寿紀さん(中)は、石井家に迎えられた当初、佐智子さん(左)が一時でも離れると泣いた。佐智子さんは半年以上、寿紀さんを抱いたまま食事の支度をしたという(撮影/後藤絵里)
寿紀さん(中)は、石井家に迎えられた当初、佐智子さん(左)が一時でも離れると泣いた。佐智子さんは半年以上、寿紀さんを抱いたまま食事の支度をしたという(撮影/後藤絵里)
寿紀さんが乳児院からもらったアルバム。交流を始めた頃の佐智子さんとの一枚も(撮影/後藤絵里)
寿紀さんが乳児院からもらったアルバム。交流を始めた頃の佐智子さんとの一枚も(撮影/後藤絵里)

子どもの権利を初めて明記し、保護を必要とする子に「家庭と同様の環境での養育を」とうたう児童福祉法の改正案が国会に提出された。「施設大国」日本の風景は変わるのか。(朝日新聞記者・後藤絵里)

 埼玉県蕨市の石井敦さん(57)、佐智子さん(56)夫婦には9歳から20歳まで4人の息子がいる。毎年、兄弟が並ぶ年賀状を作るのが恒例行事だ。年ごとに整理された年賀状を見ながら、大学3年の長男、寿紀さん(20)が懐かしそうに言う。

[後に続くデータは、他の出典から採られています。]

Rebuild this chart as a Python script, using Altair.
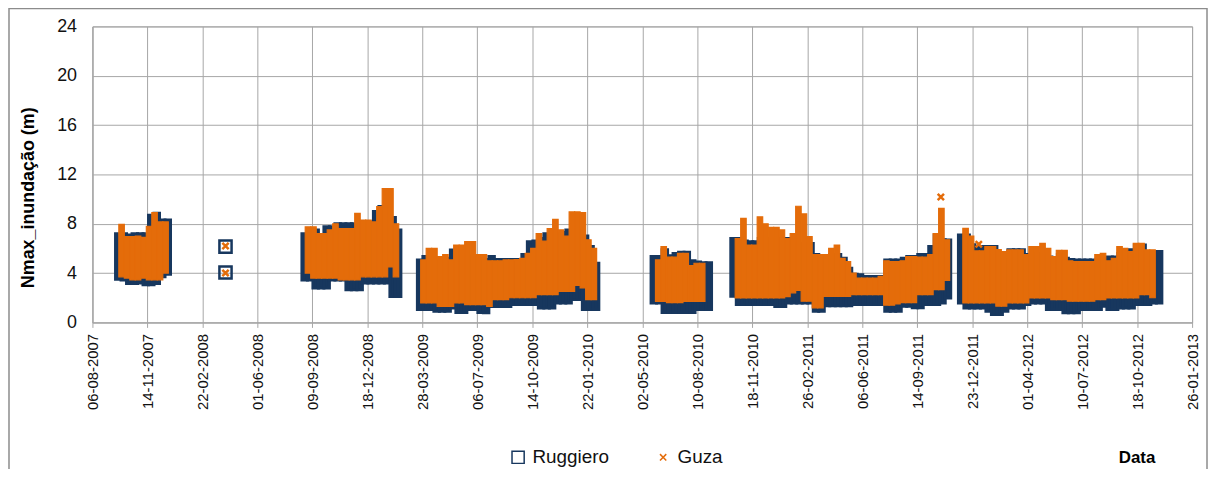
import altair as alt
import pandas as pd

# ---------------- data ----------------
TICK_DATES = ["2007-08-06", "2007-11-14", "2008-02-22", "2008-06-01", "2008-09-09",
              "2008-12-18", "2009-03-28", "2009-07-06", "2009-10-14", "2010-01-22",
              "2010-05-02", "2010-08-10", "2010-11-18", "2011-02-26", "2011-06-06",
              "2011-09-14", "2011-12-23", "2012-04-01", "2012-07-10", "2012-10-18",
              "2013-01-26"]
Y_TICKS = [0, 4, 8, 12, 16, 20, 24]
SERIES = ["Ruggiero", "Guza"]
STEP_DAYS = 10  # each envelope value covers a 10-day window

# Ruggiero envelope (min / max over each 10-day window), per campaign
RUG_S1_START = "2007-09-17"
RUG_S1_HIGH = [7.2, 7.2, 7.1, 7.2, 7.2, 7.2, 8.7, 8.85, 8.3, 8.3]
RUG_S1_LOW = [3.5, 3.45, 3.15, 3.15, 3.2, 3.05, 3.05, 3.15, 3.7, 3.9]

RUG_S3_START = "2008-08-21"
RUG_S3_HIGH = [7.2, 7.5, 7.5, 6.8, 7.75, 7.75, 8.0, 8.0, 8.0, 8.0, 8.15, 8.15, 8.15, 9.0, 9.4, 9.4, 8.5, 7.5]
RUG_S3_LOW = [3.45, 3.45, 2.8, 2.8, 2.8, 3.45, 3.45, 3.45, 2.65, 2.65, 2.65, 3.2, 3.2, 3.2, 3.2, 3.2, 2.1, 2.1]

RUG_S4_START = "2009-03-19"
RUG_S4_HIGH = [5.07, 5.34, 5.34, 5.07, 5.2, 5.2, 5.88, 5.88, 5.5, 5.4, 5.34, 5.2, 5.1, 5.35, 5.1, 5.1, 5.1,
               5.1, 5.1, 5.5, 6.55, 6.6, 6.8, 7.2, 7.2, 7.2, 7.3, 7.5, 7.5, 7.5, 7.0, 6.15, 4.8]
RUG_S4_LOW = [1.05, 1.05, 1.05, 0.91, 0.91, 0.91, 1.18, 0.8, 0.8, 1.05, 1.05, 0.8, 0.78, 1.3, 1.3, 1.3, 1.3,
              1.45, 1.45, 1.45, 1.45, 1.45, 1.18, 1.18, 1.18, 1.58, 1.58, 1.58, 1.85, 1.85, 1.05, 1.05, 1.05]

RUG_S5_START = "2010-05-18"
RUG_S5_HIGH = [5.35, 5.35, 5.9, 5.4, 5.6, 5.7, 5.7, 5.0, 4.9, 4.85, 4.85]
RUG_S5_LOW = [1.58, 1.58, 0.8, 0.8, 0.8, 0.8, 0.8, 0.8, 1.05, 1.05, 1.05]

RUG_S6_START = "2010-10-10"
RUG_S6_HIGH = [6.8, 6.8, 6.6, 6.55, 6.55, 6.8, 6.8, 6.8, 6.8, 6.8, 6.8, 6.4, 6.4, 6.4, 6.4, 5.5, 5.34, 5.34,
               5.5, 5.5, 5.2, 4.4, 3.9, 3.87, 3.73, 3.73, 3.73, 3.73, 5.07, 5.07, 5.07, 5.2, 5.34, 5.34, 5.5,
               5.5, 6.15, 7.1, 6.7, 6.68]
RUG_S6_LOW = [2.12, 1.45, 1.45, 1.45, 1.45, 1.45, 1.45, 1.45, 1.3, 1.3, 1.58, 1.58, 1.58, 1.58, 1.58, 0.9, 0.9,
              1.35, 1.35, 1.35, 1.35, 1.35, 1.45, 1.45, 1.45, 1.45, 1.45, 1.45, 0.91, 0.91, 0.91, 1.32, 1.32,
              1.2, 1.2, 1.45, 1.45, 1.45, 1.58, 1.98]

RUG_S7_START = "2011-11-28"
RUG_S7_HIGH = [7.1, 7.1, 6.3, 6.15, 6.15, 6.15, 6.15, 5.1, 5.1, 5.9, 5.9, 5.9, 5.5, 5.5, 5.6, 5.5, 5.3, 5.2,
               5.5, 5.2, 5.1, 5.07, 5.07, 5.07, 5.07, 5.07, 5.2, 5.3, 5.3, 5.6, 5.75, 5.9, 6.28, 6.28, 5.75,
               5.75, 5.75]
RUG_S7_LOW = [1.58, 1.18, 1.18, 1.18, 1.18, 0.9, 0.64, 0.64, 0.9, 1.18, 1.18, 1.18, 1.45, 1.58, 1.58, 1.58,
              1.05, 1.05, 1.05, 0.78, 0.78, 0.78, 1.05, 1.05, 1.05, 1.05, 1.32, 1.05, 1.05, 1.18, 1.18, 1.18,
              1.45, 1.45, 1.45, 1.58, 1.58]

# Guza envelope
GUZA_S1_START = "2007-09-23"
GUZA_S1_HIGH = [7.95, 6.95, 6.95, 7.0, 6.9, 7.8, 8.9, 8.15, 8.15]
GUZA_S1_LOW = [3.7, 3.6, 3.45, 3.45, 3.6, 3.45, 3.45, 3.45, 4.0]

GUZA_S3_START = "2008-08-27"
GUZA_S3_HIGH = [7.75, 7.75, 7.2, 7.2, 7.5, 8.0, 7.6, 7.6, 7.6, 8.85, 8.3, 8.3, 8.15, 9.4, 10.85, 10.85, 8.0]
GUZA_S3_LOW = [4.0, 3.6, 3.6, 3.6, 3.6, 3.6, 3.45, 3.45, 3.45, 3.45, 3.7, 3.7, 3.7, 3.7, 3.7, 4.5, 3.7]

GUZA_S4_START = "2009-03-25"
GUZA_S4_HIGH = [5.07, 6.0, 6.0, 5.34, 5.5, 5.07, 6.28, 6.28, 6.55, 6.55, 5.5, 5.5, 5.0, 5.0, 5.0, 5.07, 5.07,
                5.1, 5.2, 5.6, 6.0, 7.2, 6.6, 7.6, 8.35, 7.5, 7.0, 8.96, 8.96, 8.9, 6.7, 6.0]
GUZA_S4_LOW = [1.58, 1.58, 1.58, 1.31, 1.31, 1.31, 1.58, 1.58, 1.45, 1.45, 1.45, 1.45, 1.31, 1.85, 1.85, 1.85,
               2.0, 2.0, 2.0, 2.0, 2.0, 2.25, 2.25, 2.25, 2.25, 2.52, 2.52, 2.52, 3.0, 2.8, 1.85, 1.85]

GUZA_S5_START = "2010-05-26"
GUZA_S5_HIGH = [5.07, 6.15, 5.3, 5.3, 5.6, 5.6, 4.6, 4.8, 4.8]
GUZA_S5_LOW = [1.7, 1.7, 1.6, 1.6, 1.6, 1.7, 1.7, 1.7, 1.7]

GUZA_S6_START = "2010-10-18"
GUZA_S6_HIGH = [6.8, 8.43, 6.28, 6.28, 8.56, 8.0, 7.7, 7.7, 7.5, 6.8, 7.2, 9.42, 8.8, 6.95, 5.5, 5.5, 5.5, 6.0,
                6.28, 5.2, 4.94, 4.0, 3.6, 3.6, 3.6, 3.6, 3.73, 5.0, 4.94, 4.94, 5.0, 5.34, 5.34, 5.3, 5.3, 5.5,
                7.2, 9.24, 6.7]
GUZA_S6_LOW = [1.98, 1.98, 1.98, 1.98, 1.98, 1.98, 1.98, 1.98, 1.98, 2.1, 2.4, 2.6, 1.72, 1.72, 1.18, 1.18,
               2.12, 2.12, 2.12, 2.12, 2.12, 2.25, 2.25, 2.25, 2.25, 2.25, 2.25, 1.4, 1.4, 1.5, 1.6, 1.6, 1.6,
               2.25, 2.25, 2.25, 2.66, 2.66, 3.4]

GUZA_S7_START = "2011-12-06"
GUZA_S7_HIGH = [7.62, 7.0, 5.8, 5.8, 6.15, 6.15, 5.9, 5.75, 5.88, 5.88, 5.88, 5.5, 6.15, 6.15, 6.41, 6.0, 5.34,
                5.85, 5.85, 5.0, 4.94, 4.94, 4.94, 4.94, 5.5, 5.6, 5.0, 5.2, 6.15, 6.0, 5.75, 6.41, 6.41, 5.88,
                5.88]
GUZA_S7_LOW = [1.58, 1.58, 1.58, 1.58, 1.58, 1.58, 1.32, 1.32, 1.58, 1.58, 1.58, 1.58, 1.98, 1.98, 1.98, 1.98,
               1.85, 1.85, 1.85, 1.72, 1.72, 1.72, 1.72, 1.72, 1.85, 1.85, 1.98, 1.98, 1.98, 1.98, 1.98, 1.98,
               2.25, 2.25, 2.0]

# isolated points
RUG_POINT_DATES = ["2008-04-04", "2008-04-04"]
RUG_POINT_VALUES = [6.15, 4.05]
GUZA_POINT_DATES = ["2008-04-04", "2008-04-04", "2011-10-27", "2012-01-04"]
GUZA_POINT_VALUES = [6.2, 4.0, 10.17, 6.34]

# ---------------- styling ----------------
NAVY = "#17375E"
ORANGE = "#E46C0A"
GRID = "#A6A6A6"
FONT = "Liberation Sans"
XPATH = "M-1,-1L1,1M-1,1L1,-1"


def ms(s):
    return int(pd.Timestamp(s).value // 10**6)


def band_rows(series, start, highs, lows):
    t0 = pd.Timestamp(start)
    rows = []
    for i, (h, l) in enumerate(zip(highs, lows)):
        s = t0 + pd.Timedelta(days=STEP_DAYS * i)
        e = s + pd.Timedelta(days=STEP_DAYS)
        rows.append({"series": series, "start": s.strftime("%Y-%m-%d"),
                     "end": e.strftime("%Y-%m-%d"), "low": l, "high": h})
    return rows


rug_rows = []
for st, hi, lo in [(RUG_S1_START, RUG_S1_HIGH, RUG_S1_LOW), (RUG_S3_START, RUG_S3_HIGH, RUG_S3_LOW),
                   (RUG_S4_START, RUG_S4_HIGH, RUG_S4_LOW), (RUG_S5_START, RUG_S5_HIGH, RUG_S5_LOW),
                   (RUG_S6_START, RUG_S6_HIGH, RUG_S6_LOW), (RUG_S7_START, RUG_S7_HIGH, RUG_S7_LOW)]:
    rug_rows += band_rows("Ruggiero", st, hi, lo)
guza_rows = []
for st, hi, lo in [(GUZA_S1_START, GUZA_S1_HIGH, GUZA_S1_LOW), (GUZA_S3_START, GUZA_S3_HIGH, GUZA_S3_LOW),
                   (GUZA_S4_START, GUZA_S4_HIGH, GUZA_S4_LOW), (GUZA_S5_START, GUZA_S5_HIGH, GUZA_S5_LOW),
                   (GUZA_S6_START, GUZA_S6_HIGH, GUZA_S6_LOW), (GUZA_S7_START, GUZA_S7_HIGH, GUZA_S7_LOW)]:
    guza_rows += band_rows("Guza", st, hi, lo)

rug_df = pd.DataFrame(rug_rows)
guza_df = pd.DataFrame(guza_rows)
pts_df = pd.DataFrame(
    [{"series": "Ruggiero", "date": d, "value": v} for d, v in zip(RUG_POINT_DATES, RUG_POINT_VALUES)]
    + [{"series": "Guza", "date": d, "value": v} for d, v in zip(GUZA_POINT_DATES, GUZA_POINT_VALUES)]
)

x_scale = alt.Scale(type="utc", domain=[ms(TICK_DATES[0]), ms(TICK_DATES[-1])])
y_scale = alt.Scale(domain=[0, 24], nice=False)

x_axis = alt.Axis(
    values=[ms(d) for d in TICK_DATES], labelExpr="utcFormat(datum.value, '%d-%m-%Y')",
    labelAngle=270, labelAlign="right", labelBaseline="middle", labelFont=FONT,
    labelFontSize=15, labelColor="#111111", labelPadding=6, labelOverlap=False, labelFlush=False,
    tickSize=5, tickColor=GRID, domainColor=GRID, grid=True, gridColor=GRID, gridWidth=1,
    title="Data", titleFont=FONT, titleFontSize=17, titleFontWeight="bold", titleColor="#000000",
    titleX=1051, titleY=141, titleAlign="center", titleBaseline="alphabetic",
)
y_axis = alt.Axis(
    values=Y_TICKS, labelFont=FONT, labelFontSize=18, labelColor="#111111", labelPadding=16,
    ticks=False, domainColor=GRID, grid=True, gridColor=GRID, gridWidth=1,
    title="Nmax_inundação (m)", titleFont=FONT, titleFontSize=18, titleFontWeight="bold",
    titleColor="#000000", titlePadding=19, titleY=172, titleAlign="center",
)

frame = alt.Chart(pd.DataFrame({"k": [0]})).mark_rect(
    fill="transparent", stroke="#8C8C8C", strokeWidth=1.5
).encode(x=alt.value(-84), x2=alt.value(1122), y=alt.value(-18), y2=alt.value(700))

rug_bars = alt.Chart(rug_df).mark_bar(color=NAVY, stroke=NAVY, strokeWidth=3).encode(
    x=alt.X("start:T", scale=x_scale, axis=x_axis),
    x2="end:T",
    y=alt.Y("low:Q", scale=y_scale, axis=y_axis),
    y2="high:Q",
)
guza_bars = alt.Chart(guza_df).mark_bar(color=ORANGE, stroke=ORANGE, strokeWidth=1.2).encode(
    x=alt.X("start:T", scale=x_scale, axis=x_axis),
    x2="end:T",
    y=alt.Y("low:Q", scale=y_scale, axis=y_axis),
    y2="high:Q",
)

leg = alt.Legend(title=None, orient="none", legendX=419, legendY=424, direction="horizontal",
                 labelFont=FONT, labelFontSize=19, labelColor="#111111", symbolStrokeWidth=1.5,
                 columnPadding=44, labelOffset=5, padding=0)
points = alt.Chart(pts_df).mark_point(filled=False, opacity=1, strokeWidth=2.5).encode(
    x=alt.X("date:T", scale=x_scale, axis=x_axis),
    y=alt.Y("value:Q", scale=y_scale, axis=y_axis),
    color=alt.Color("series:N", scale=alt.Scale(domain=SERIES, range=[NAVY, ORANGE]), legend=leg),
    shape=alt.Shape("series:N", scale=alt.Scale(domain=SERIES, range=["square", XPATH]), legend=leg),
    size=alt.Size("series:N", scale=alt.Scale(domain=SERIES, range=[150, 40]), legend=leg),
)

chart = alt.layer(frame, rug_bars, guza_bars, points).properties(
    width=1107, height=298,
    autosize=alt.AutoSizeParams(type="none"),
    padding={"left": 85, "top": 17, "right": 16, "bottom": 146},
    background="white",
).configure_view(stroke=GRID, strokeWidth=1)

chart.save("out.html", embed_options={"renderer": "svg", "actions": False})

「これは僕が中2、すぐ下の弟が小6の時。彼の背が急に伸びて僕を越したんだ」

 寿紀さんは1歳半で石井家に迎えられ、3歳で特別養子になった。2学年下の弟は夫婦の実子で親ゆずりの長身だ。三男は特別養子、四男は長期養育の里子。兄弟に血のつながりはないが、サッカーが共通の趣味。試合の日は家族で応援に行く。

「何かあったら、長男の僕が弟たちを守らなくちゃ」

 そんな寿紀さんも、石井家に来た当初は「とにかく泣いていた」(敦さん)。やがて佐智子さんが妊娠。夫婦は不妊治療もしたから、「寿紀が弟を連れてきた」と喜んだ。寿紀さんはお腹の大きい佐智子さんのスカートに潜り込み、「僕もお母さんのお腹に入りたい」と甘えた。

 小学校卒業前には反抗期もあった。高校では成績がふるわず、親子で学校に呼び出されたこともある。寿紀さんは言う。

「両親には叱られもしたし、ほめられもした。進路に迷った時は背中を押してくれた。僕にとって家族は、僕の全部を受け止めてくれる特別な場所」

 特別養子縁組は生みの親が育てられない子どもと血縁関係のない夫婦が、行政や民間の仲介で出会い裁判で法的に親子となる制度だ。海外では家庭に恵まれない子の養護政策として一般的だが、日本では相続などを目的とした大人のための養子縁組のほうが圧倒的に多い。日本に保護を必要とする子は4万人以上いるが、特別養子縁組の成立は年に500件程度。人口が日本の約半分の英国の10分の1だ。

●8割以上が施設 海外と対照的

 法的な親子にならずに家庭で育てる里親制度もある。生みの親が病気や貧困で一時的に育てられない、6歳未満が対象の特別養子縁組ができないなどの場合、子どもに家庭で育つ機会を与える手段だが、全国の里親委託率は平均15%程度。自治体で取り組みの差は大きく、委託率が5割近い県や市もあれば、数%のところもある。